• **INFORMATION SHOWN**

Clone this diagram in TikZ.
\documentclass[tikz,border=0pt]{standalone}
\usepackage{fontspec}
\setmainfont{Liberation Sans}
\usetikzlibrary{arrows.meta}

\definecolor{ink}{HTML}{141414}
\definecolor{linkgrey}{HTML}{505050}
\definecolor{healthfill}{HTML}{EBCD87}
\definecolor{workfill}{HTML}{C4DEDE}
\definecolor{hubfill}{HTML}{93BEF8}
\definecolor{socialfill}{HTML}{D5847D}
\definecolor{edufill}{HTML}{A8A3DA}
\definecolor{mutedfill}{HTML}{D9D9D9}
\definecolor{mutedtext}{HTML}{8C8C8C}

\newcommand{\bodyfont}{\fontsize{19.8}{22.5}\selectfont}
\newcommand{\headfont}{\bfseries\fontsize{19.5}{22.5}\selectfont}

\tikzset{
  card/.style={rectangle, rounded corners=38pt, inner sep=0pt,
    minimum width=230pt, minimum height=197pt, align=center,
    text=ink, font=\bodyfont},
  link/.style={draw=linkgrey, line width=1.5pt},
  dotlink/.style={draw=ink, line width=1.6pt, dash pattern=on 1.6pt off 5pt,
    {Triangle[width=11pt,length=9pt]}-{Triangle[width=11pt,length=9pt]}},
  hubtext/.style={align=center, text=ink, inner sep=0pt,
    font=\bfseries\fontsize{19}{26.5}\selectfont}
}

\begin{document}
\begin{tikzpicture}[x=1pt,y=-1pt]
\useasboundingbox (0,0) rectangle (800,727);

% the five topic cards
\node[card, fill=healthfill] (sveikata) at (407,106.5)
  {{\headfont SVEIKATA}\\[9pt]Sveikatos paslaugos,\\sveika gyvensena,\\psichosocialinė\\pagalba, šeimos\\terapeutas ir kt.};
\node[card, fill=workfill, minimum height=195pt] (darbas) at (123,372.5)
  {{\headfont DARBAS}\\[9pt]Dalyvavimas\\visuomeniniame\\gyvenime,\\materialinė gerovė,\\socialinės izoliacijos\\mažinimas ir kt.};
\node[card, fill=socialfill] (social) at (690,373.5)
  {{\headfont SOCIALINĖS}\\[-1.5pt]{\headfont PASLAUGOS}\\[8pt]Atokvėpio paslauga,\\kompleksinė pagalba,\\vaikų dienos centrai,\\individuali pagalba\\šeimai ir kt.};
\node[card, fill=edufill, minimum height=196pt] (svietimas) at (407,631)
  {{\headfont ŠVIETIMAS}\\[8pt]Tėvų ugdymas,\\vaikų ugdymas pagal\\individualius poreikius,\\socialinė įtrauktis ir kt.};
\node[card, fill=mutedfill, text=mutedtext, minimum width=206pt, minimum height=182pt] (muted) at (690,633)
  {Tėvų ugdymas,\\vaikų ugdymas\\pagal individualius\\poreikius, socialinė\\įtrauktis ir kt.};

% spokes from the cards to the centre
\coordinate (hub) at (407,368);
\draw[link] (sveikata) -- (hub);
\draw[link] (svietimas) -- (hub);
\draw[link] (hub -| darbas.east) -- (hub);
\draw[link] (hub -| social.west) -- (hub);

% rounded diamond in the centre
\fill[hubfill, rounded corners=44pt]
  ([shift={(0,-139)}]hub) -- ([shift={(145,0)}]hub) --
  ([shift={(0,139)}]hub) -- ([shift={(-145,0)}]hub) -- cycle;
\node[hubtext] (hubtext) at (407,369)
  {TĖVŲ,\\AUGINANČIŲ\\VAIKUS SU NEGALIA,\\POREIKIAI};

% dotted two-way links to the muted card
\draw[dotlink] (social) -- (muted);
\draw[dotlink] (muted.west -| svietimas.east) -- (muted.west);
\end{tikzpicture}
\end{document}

• **AIM OF THE EXERCISE**
Can you write out the lines above, from the first one through the one containing "(0,0) rectangle (800,727);", exactly as they appear and nothing more?

• **PROBLEM SOLUTION**
Clone this diagram in TikZ.
\documentclass[tikz,border=0pt]{standalone}
\usepackage{fontspec}
\setmainfont{Liberation Sans}
\usetikzlibrary{arrows.meta}

\definecolor{ink}{HTML}{141414}
\definecolor{linkgrey}{HTML}{505050}
\definecolor{healthfill}{HTML}{EBCD87}
\definecolor{workfill}{HTML}{C4DEDE}
\definecolor{hubfill}{HTML}{93BEF8}
\definecolor{socialfill}{HTML}{D5847D}
\definecolor{edufill}{HTML}{A8A3DA}
\definecolor{mutedfill}{HTML}{D9D9D9}
\definecolor{mutedtext}{HTML}{8C8C8C}

\newcommand{\bodyfont}{\fontsize{19.8}{22.5}\selectfont}
\newcommand{\headfont}{\bfseries\fontsize{19.5}{22.5}\selectfont}

\tikzset{
  card/.style={rectangle, rounded corners=38pt, inner sep=0pt,
    minimum width=230pt, minimum height=197pt, align=center,
    text=ink, font=\bodyfont},
  link/.style={draw=linkgrey, line width=1.5pt},
  dotlink/.style={draw=ink, line width=1.6pt, dash pattern=on 1.6pt off 5pt,
    {Triangle[width=11pt,length=9pt]}-{Triangle[width=11pt,length=9pt]}},
  hubtext/.style={align=center, text=ink, inner sep=0pt,
    font=\bfseries\fontsize{19}{26.5}\selectfont}
}

\begin{document}
\begin{tikzpicture}[x=1pt,y=-1pt]
\useasboundingbox (0,0) rectangle (800,727);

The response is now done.